A prefeitura de Porto Velho terá que normalizar o atendimento no posto de saúde de Mutum Paraná e exigir da ESBR a construção e o funcionamento da unidade na Nova Mutum, além de colocar ambulâncias para as duas vilas, sem que haja prejuízo ao atendimento em Porto Velho e seus distritos. O prazo também é de 30 dias.
O município também deverá reativar a escola e os serviços municipais em Mutum Paraná, até que todas as famílias sejam remanejadas. Havendo impossibilidade de reativação da escola, a prefeitura deve providenciar ônibus escolares suficientes e com todos os equipamentos de proteção estabelecidos pelo Código de Trânsito Brasileiro. A prefeitura também deverá adotar as medidas legais quanto às irregularidades urbanísticas existentes na Nova Mutum, inclusive com embargos e paralisação das obras.
Os MPs também pedem, em caráter liminar, que a Justiça Federal determine a ESBR não realoque mais nenhuma família enquanto não forem concluídas as obras de infraestrutura, devendo aplicar e respeitar integralmente o plano urbanístico apresentado às autoridades públicas da União, do Estado de Rondônia e do Município de Porto Velho.
A empresa ESBR também deve disponibilizar e manter postos de atendimento social aos moradores, prestando informações sobre o processo de remanejamento, fornecer toda a documentação pertinente ao empreendimento, em especial, cadernos de avaliação de preços, laudos de avaliações de cada imóvel, com valores individualizados referente a cada item, metodologia empregada, coordenadas das áreas que serão inundadas e APP’s remanescentes, bem como quaisquer outros documentos.

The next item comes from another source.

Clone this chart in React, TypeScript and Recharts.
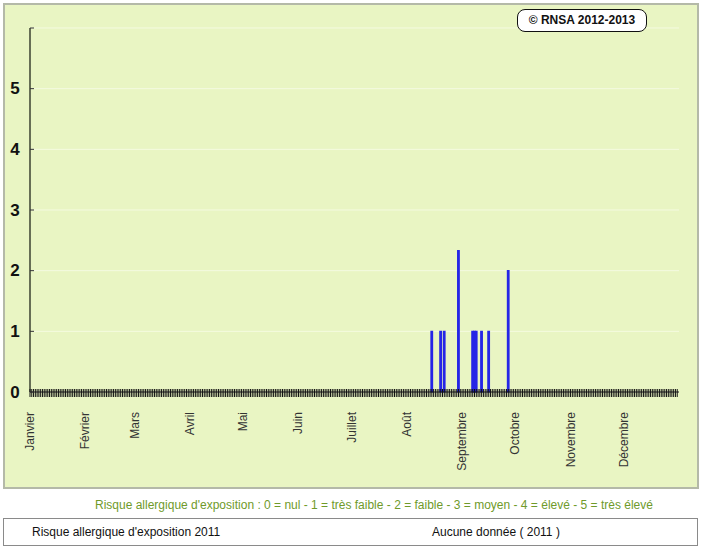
import React from "react"
import { BarChart, Bar, XAxis, YAxis, CartesianGrid } from "recharts"

// day of year (0 = 1er janvier 2011) and risk level for each day with a value
const riskDays = [226, 231, 233, 241, 249, 250, 251, 254, 258, 269]
const riskValues = [1, 1, 1, 2.33, 1, 1, 1, 1, 1, 2]

const monthNames = [
  "Janvier",
  "Février",
  "Mars",
  "Avril",
  "Mai",
  "Juin",
  "Juillet",
  "Août",
  "Septembre",
  "Octobre",
  "Novembre",
  "Décembre",
]
const monthStartDays = [0, 31, 59, 90, 120, 151, 181, 212, 243, 273, 304, 334]
const yTicks = [0, 1, 2, 3, 4, 5, 6]

const data = riskDays.map((day, i) => ({ day, risk: riskValues[i] }))
const dayTicks = Array.from({ length: 365 }, (_, i) => i)

const font = "Arial, 'Liberation Sans', sans-serif"

function DayTick({ x, y, payload }: any) {
  const idx = monthStartDays.indexOf(payload.value)
  return (
    <g>
      <line x1={x} x2={x} y1={y - 3} y2={y + 5} stroke="#111" strokeWidth={1} />
      {idx >= 0 && (
        <text
          x={x}
          y={y + 20}
          transform={`rotate(-90 ${x} ${y + 20})`}
          textAnchor="end"
          dominantBaseline="central"
          fontSize={12}
          fontFamily={font}
          fill="#333"
        >
          {monthNames[idx]}
        </text>
      )}
    </g>
  )
}

function RiskTick({ x, y, payload }: any) {
  return (
    <g>
      <line x1={x} x2={x + 4} y1={y} y2={y} stroke="#333" strokeWidth={1} />
      {payload.value < 6 && (
        <text x={x - 15} y={y} textAnchor="middle" dominantBaseline="central" fontSize={17} fontWeight="bold" fontFamily={font} fill="#111">
          {payload.value}
        </text>
      )}
    </g>
  )
}

export default function App() {
  return (
    <div style={{ position: "absolute", left: 0, top: 0, width: 701, height: 548, background: "#fff", fontFamily: font }}>
      <div
        style={{
          position: "absolute",
          left: 3,
          top: 3,
          width: 692,
          height: 482,
          background: "#e9f5c3",
          border: "2px solid #b4b9a8",
        }}
      />
      <div style={{ position: "absolute", left: 0, top: 0 }}>
        <BarChart width={701} height={490} data={data} margin={{ top: 28, right: 22, left: 5, bottom: 0 }}>
          <CartesianGrid vertical={false} stroke="#f4fae0" />
          <XAxis
            dataKey="day"
            type="number"
            domain={[0, 365]}
            ticks={dayTicks}
            interval={0}
            height={98}
            tickSize={0}
            tickMargin={0}
            tickLine={false}
            axisLine={{ stroke: "#111" }}
            tick={<DayTick />}
          />
          <YAxis
            type="number"
            domain={[0, 6]}
            ticks={yTicks}
            interval={0}
            width={25}
            tickSize={0}
            tickMargin={0}
            tickLine={false}
            axisLine={{ stroke: "#3a4030", strokeWidth: 1.5 }}
            tick={<RiskTick />}
          />
          <Bar dataKey="risk" fill="#2626e6" stroke="#2626e6" strokeWidth={1.2} barSize={3} isAnimationActive={false} />
        </BarChart>
      </div>
      <div
        style={{
          position: "absolute",
          left: 517,
          top: 9,
          width: 128,
          height: 21,
          border: "1.5px solid #111",
          borderRadius: 8,
          background: "#fff",
          fontSize: 12,
          fontWeight: "bold",
          lineHeight: "21px",
          textAlign: "center",
          color: "#111",
        }}
      >
        © RNSA 2012-2013
      </div>
      <div
        style={{
          position: "absolute",
          left: 95,
          top: 498,
          whiteSpace: "nowrap",
          fontSize: 12,
          color: "#6f9a2a",
        }}
      >
        Risque allergique d'exposition : 0 = nul - 1 = très faible - 2 = faible - 3 = moyen - 4 = élevé - 5 = très élevé
      </div>
      <div
        style={{
          position: "absolute",
          left: 3,
          top: 518,
          width: 693,
          height: 26,
          border: "1px solid #8a8a8a",
          background: "#fff",
          fontSize: 12,
          color: "#111",
        }}
      >
        <span style={{ position: "absolute", left: 28, top: 6 }}>Risque allergique d'exposition 2011</span>
        <span style={{ position: "absolute", left: 428, top: 6 }}>Aucune donnée ( 2011 )</span>
      </div>
    </div>
  )
}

Os MPs querem também que a União e a Aneel sejam obrigadas a fiscalizar as cláusulas do contrato de concessão da usina de Jirau. Assinaram a ação civil pública o procurador da República Ercias Rodrigues e os promotores de Justiça Edna Capeli, Aidee Torquato, Aluildo Leite, Emília Oiye, Pedro Wagner Pereira Júnior e Tânia Santiago.